Analysing variation of this multicausal language contact situation required a multidisciplinary approach. In my phonological analysis, I focused on one corpus of Greek ostraca, particularly rich with Egyptian-influenced variation on the phonological level. I verified variation in the L2 Greek by similar variants in Greek loanwords in native Coptic texts. To separate the phonological level from orthographic conventions, I incorporated Second Language Writing System (L2WS) studies into the analysis. Most importantly, in order to understand the synchronic nature of the variation, I compared the phonological variation in Egyptian Greek to similar contact linguistic situations between languages of comparable structural differences, for instance English/French and Arabic.
The study showed that most of the L2 features in the Greek used by L1 Egyptians were universal examples of underdifferentiation, overdifferentiation and stress transfer as already described by Weinreich (1968: 18-19).
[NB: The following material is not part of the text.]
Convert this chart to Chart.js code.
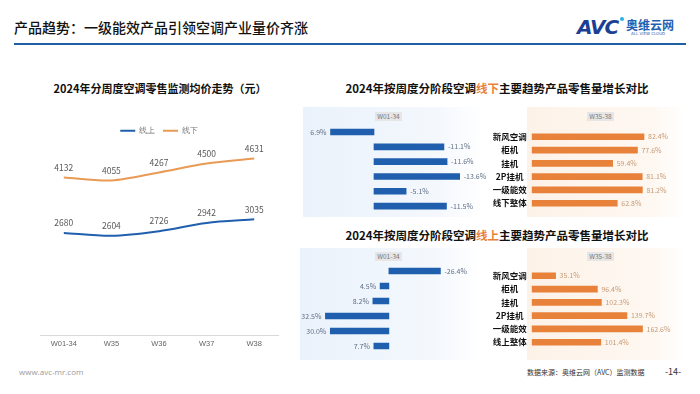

Furthermore, the sociolinguistic study of the early Roman period material showed structural similarities to the typology of language convergence by Matras (2009: 223-226) as well as the analysis of early societal bilingualism by Haugen (1950: 215-217). The type of language variation present in Greek texts in Egypt also suggests an independent contact variety, such as is described by Thomason (2001: 15-26): a second language speakers’ version of the target variety, with features deriving from imperfect learning and the impact of L1. These findings combined allow for a reinterpretation of the type of phonetically-based misspellings in Egyptian Greek, including iotacism. In this paper, I give examples e.g. of the difference between how the Greek-internal variation and the contact-induced variants manifested themselves: in the former, e.g. fronting of vowel value could occur in any position, in the latter it was connected to the consonantal environment. The bivalency of Coptic eta is related to this issue and studied within Coptology (Lambdin 1958: 179-180, 185-187; Peust 1999: 228-230).